### [What is expected]
Give an exact transcription of every line, dropping the images.

### [Collected data]
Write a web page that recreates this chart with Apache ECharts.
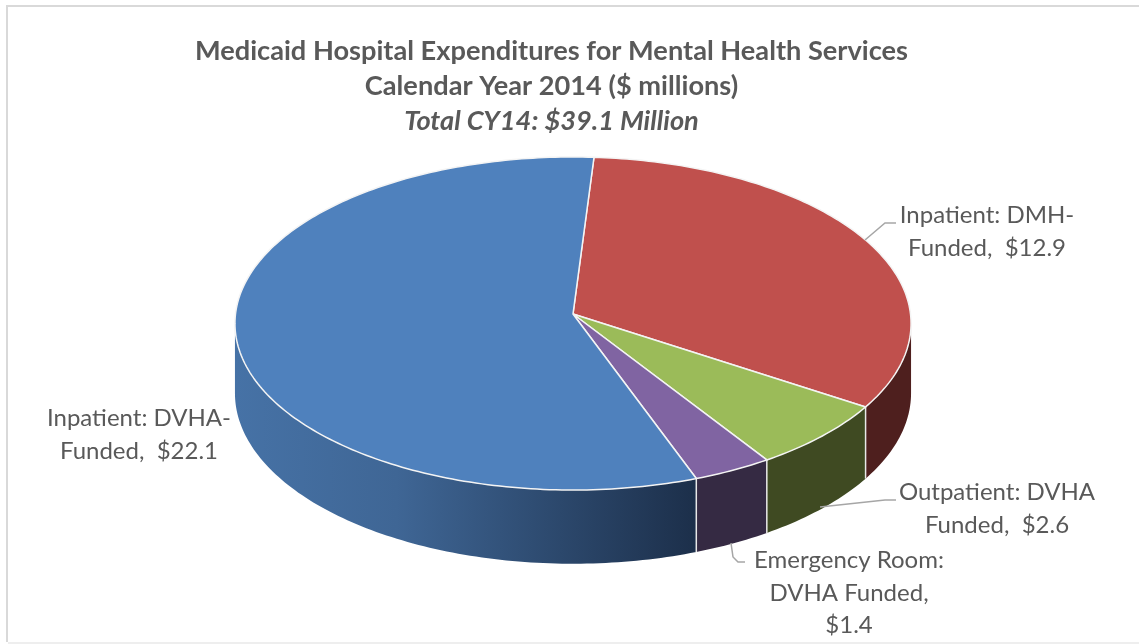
<!DOCTYPE html>
<html><head><meta charset="utf-8">
<style>html,body{margin:0;padding:0;background:#fff}#c{width:1139px;height:644px}</style>
<script src="https://cdn.jsdelivr.net/npm/echarts@6/dist/echarts.min.js"></script>
</head><body><div id="c"></div>
<script>
const categories = ['Inpatient: DMH-Funded','Outpatient: DVHA Funded','Emergency Room: DVHA Funded','Inpatient: DVHA-Funded'];
const values = [12.9, 2.6, 1.4, 22.1];
const labelTexts = ['Inpatient: DMH-\nFunded,  $12.9','Outpatient: DVHA\nFunded,  $2.6','Emergency Room:\nDVHA Funded,\n$1.4','Inpatient: DVHA-\nFunded,  $22.1'];
const titleLines = ['Medicaid Hospital Expenditures for Mental Health Services','Calendar Year 2014 ($ millions)','Total CY14: $39.1 Million'];
const topColors = ['#c0504d','#9bbb59','#8064a2','#4f81bd'];
const wallColors = [['#4e1f1e','#4e1f1e'],['#3f4a22','#3f4a22'],['#352a43','#352a43'],['#4672a6','#1c2f4a']];
const labelPos = [[987,232],[997,509],[849,593],[139,435]];
const leaders = [
  [[865,240],[885,223],[896,223]],
  [[820,507],[885,500],[896,500]],
  [[731,543],[733,557],[738,562],[745,562]],
  null
];
const FONT = 'Lato, "Open Sans", sans-serif';
const INK = '#595959';

// perspective projection of the pie disc
const CX = 573, CY = 314, A = 337.5, B = 166, K = 0.057, DEPTH = 69.5, START = 3.77;
const total = values.reduce((s, v) => s + v, 0);
const rad = d => d * Math.PI / 180;
function pt(theta, r, d) {
  const u = r * Math.sin(rad(theta)), v = r * Math.cos(rad(theta)), w = 1 + K * v;
  return [CX + A * u / w, CY + (-B * v + d) / w];
}
function sweep(i) {
  let a = START;
  for (let j = 0; j < i; j++) a += values[j] / total * 360;
  return [a, a + values[i] / total * 360];
}
function arc(a, b, d) {
  const pts = [], n = Math.max(2, Math.ceil(Math.abs(b - a)));
  for (let k = 0; k <= n; k++) pts.push(pt(a + (b - a) * k / n, 1, d));
  return pts;
}
const FRONT_MIN = 93.3, FRONT_MAX = 266.7;

function renderWall(params, api) {
  const i = params.dataIndex;
  const [a, b] = sweep(i);
  const lo = Math.max(a, FRONT_MIN), hi = Math.min(b, FRONT_MAX);
  if (lo >= hi) return { type: 'group', children: [] };
  const children = [{
    type: 'polygon',
    shape: { points: arc(lo, hi, 0).concat(arc(hi, lo, DEPTH)) },
    style: { fill: new echarts.graphic.LinearGradient(0, 0, 1, 0, [
      { offset: 0, color: wallColors[i][0] },
      { offset: 0.35, color: i === 3 ? '#3f6695' : wallColors[i][0] },
      { offset: 1, color: wallColors[i][1] }]) }
  }];
  if (a >= FRONT_MIN && a <= FRONT_MAX) {
    const p = pt(a, 1, 0), q = pt(a, 1, DEPTH);
    children.push({ type: 'line', shape: { x1: p[0], y1: p[1], x2: q[0], y2: q[1] }, style: { stroke: '#e8e8e8', lineWidth: 1.5 } });
  }
  return { type: 'group', children };
}
function renderTop(params, api) {
  const i = params.dataIndex;
  const [a, b] = sweep(i);
  return { type: 'polygon',
    shape: { points: [[CX, CY]].concat(arc(a, b, 0)) },
    style: { fill: topColors[i], stroke: '#f4f4f4', lineWidth: 1.5, lineJoin: 'round' } };
}
function renderLabel(params, api) {
  const i = params.dataIndex;
  const children = [{ type: 'text', style: {
    text: labelTexts[i], x: labelPos[i][0], y: labelPos[i][1], align: 'center', verticalAlign: 'middle',
    font: '24px ' + FONT, fill: INK, lineHeight: 32.5 } }];
  if (leaders[i]) children.push({ type: 'polyline', shape: { points: leaders[i] }, style: { stroke: '#a6a6a6', lineWidth: 1.5, fill: 'none' } });
  return { type: 'group', children };
}
const seriesData = categories.map((name, i) => ({ name, value: values[i] }));
const chart = echarts.init(document.getElementById('c'), null, { renderer: 'canvas' });
chart.setOption({
  animation: false,
  backgroundColor: '#fff',
  title: {
    text: '{a|' + titleLines[0] + '}\n{a|' + titleLines[1] + '}\n{b|' + titleLines[2] + '}',
    left: 546.5, top: 29, textAlign: 'center',
    textStyle: { rich: {
      a: { fontFamily: FONT, fontSize: 27.2, fontWeight: 'bold', color: INK, lineHeight: 35 },
      b: { fontFamily: FONT, fontSize: 27.2, fontWeight: 'bold', fontStyle: 'italic', color: INK, lineHeight: 35 }
    } }
  },
  graphic: [
    { type: 'polyline', silent: true, shape: { points: [[1139,6],[7,6],[7,642]] }, style: { stroke: '#d9d9d9', lineWidth: 2, fill: 'none' } },
    { type: 'line', silent: true, shape: { x1: 8, y1: 643, x2: 1139, y2: 643 }, style: { stroke: '#eeeeee', lineWidth: 2 } }
  ],
  series: [
    { type: 'custom', coordinateSystem: 'none', renderItem: renderWall, data: seriesData, silent: true, z: 1 },
    { type: 'custom', coordinateSystem: 'none', renderItem: renderTop, data: seriesData, silent: true, z: 2 },
    { type: 'custom', coordinateSystem: 'none', renderItem: renderLabel, data: seriesData, silent: true, z: 3 }
  ]
});
</script></body></html>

### [Answer to the task]
Write a web page that recreates this chart with Apache ECharts.
<!DOCTYPE html>
<html><head><meta charset="utf-8">
<style>html,body{margin:0;padding:0;background:#fff}#c{width:1139px;height:644px}</style>
<script src="https://cdn.jsdelivr.net/npm/echarts@6/dist/echarts.min.js"></script>
</head><body><div id="c"></div>
<script>
const categories = ['Inpatient: DMH-Funded','Outpatient: DVHA Funded','Emergency Room: DVHA Funded','Inpatient: DVHA-Funded'];
const values = [12.9, 2.6, 1.4, 22.1];
const labelTexts = ['Inpatient: DMH-\nFunded,  $12.9','Outpatient: DVHA\nFunded,  $2.6','Emergency Room:\nDVHA Funded,\n$1.4','Inpatient: DVHA-\nFunded,  $22.1'];
const titleLines = ['Medicaid Hospital Expenditures for Mental Health Services','Calendar Year 2014 ($ millions)','Total CY14: $39.1 Million'];
const topColors = ['#c0504d','#9bbb59','#8064a2','#4f81bd'];
const wallColors = [['#4e1f1e','#4e1f1e'],['#3f4a22','#3f4a22'],['#352a43','#352a43'],['#4672a6','#1c2f4a']];
const labelPos = [[987,232],[997,509],[849,593],[139,435]];
const leaders = [
  [[865,240],[885,223],[896,223]],
  [[820,507],[885,500],[896,500]],
  [[731,543],[733,557],[738,562],[745,562]],
  null
];
const FONT = 'Lato, "Open Sans", sans-serif';
const INK = '#595959';

// perspective projection of the pie disc
const CX = 573, CY = 314, A = 337.5, B = 166, K = 0.057, DEPTH = 69.5, START = 3.77;
const total = values.reduce((s, v) => s + v, 0);
const rad = d => d * Math.PI / 180;
function pt(theta, r, d) {
  const u = r * Math.sin(rad(theta)), v = r * Math.cos(rad(theta)), w = 1 + K * v;
  return [CX + A * u / w, CY + (-B * v + d) / w];
}
function sweep(i) {
  let a = START;
  for (let j = 0; j < i; j++) a += values[j] / total * 360;
  return [a, a + values[i] / total * 360];
}
function arc(a, b, d) {
  const pts = [], n = Math.max(2, Math.ceil(Math.abs(b - a)));
  for (let k = 0; k <= n; k++) pts.push(pt(a + (b - a) * k / n, 1, d));
  return pts;
}
const FRONT_MIN = 93.3, FRONT_MAX = 266.7;

function renderWall(params, api) {
  const i = params.dataIndex;
  const [a, b] = sweep(i);
  const lo = Math.max(a, FRONT_MIN), hi = Math.min(b, FRONT_MAX);
  if (lo >= hi) return { type: 'group', children: [] };
  const children = [{
    type: 'polygon',
    shape: { points: arc(lo, hi, 0).concat(arc(hi, lo, DEPTH)) },
    style: { fill: new echarts.graphic.LinearGradient(0, 0, 1, 0, [
      { offset: 0, color: wallColors[i][0] },
      { offset: 0.35, color: i === 3 ? '#3f6695' : wallColors[i][0] },
      { offset: 1, color: wallColors[i][1] }]) }
  }];
  if (a >= FRONT_MIN && a <= FRONT_MAX) {
    const p = pt(a, 1, 0), q = pt(a, 1, DEPTH);
    children.push({ type: 'line', shape: { x1: p[0], y1: p[1], x2: q[0], y2: q[1] }, style: { stroke: '#e8e8e8', lineWidth: 1.5 } });
  }
  return { type: 'group', children };
}
function renderTop(params, api) {
  const i = params.dataIndex;
  const [a, b] = sweep(i);
  return { type: 'polygon',
    shape: { points: [[CX, CY]].concat(arc(a, b, 0)) },
    style: { fill: topColors[i], stroke: '#f4f4f4', lineWidth: 1.5, lineJoin: 'round' } };
}
function renderLabel(params, api) {
  const i = params.dataIndex;
  const children = [{ type: 'text', style: {
    text: labelTexts[i], x: labelPos[i][0], y: labelPos[i][1], align: 'center', verticalAlign: 'middle',
    font: '24px ' + FONT, fill: INK, lineHeight: 32.5 } }];
  if (leaders[i]) children.push({ type: 'polyline', shape: { points: leaders[i] }, style: { stroke: '#a6a6a6', lineWidth: 1.5, fill: 'none' } });
  return { type: 'group', children };
}
const seriesData = categories.map((name, i) => ({ name, value: values[i] }));
const chart = echarts.init(document.getElementById('c'), null, { renderer: 'canvas' });
chart.setOption({
  animation: false,
  backgroundColor: '#fff',
  title: {
    text: '{a|' + titleLines[0] + '}\n{a|' + titleLines[1] + '}\n{b|' + titleLines[2] + '}',
    left: 546.5, top: 29, textAlign: 'center',
    textStyle: { rich: {
      a: { fontFamily: FONT, fontSize: 27.2, fontWeight: 'bold', color: INK, lineHeight: 35 },
      b: { fontFamily: FONT, fontSize: 27.2, fontWeight: 'bold', fontStyle: 'italic', color: INK, lineHeight: 35 }
    } }
  },
  graphic: [
    { type: 'polyline', silent: true, shape: { points: [[1139,6],[7,6],[7,642]] }, style: { stroke: '#d9d9d9', lineWidth: 2, fill: 'none' } },
    { type: 'line', silent: true, shape: { x1: 8, y1: 643, x2: 1139, y2: 643 }, style: { stroke: '#eeeeee', lineWidth: 2 } }
  ],
  series: [
    { type: 'custom', coordinateSystem: 'none', renderItem: renderWall, data: seriesData, silent: true, z: 1 },
    { type: 'custom', coordinateSystem: 'none', renderItem: renderTop, data: seriesData, silent: true, z: 2 },
    { type: 'custom', coordinateSystem: 'none', renderItem: renderLabel, data: seriesData, silent: true, z: 3 }
  ]
});
</script></body></html>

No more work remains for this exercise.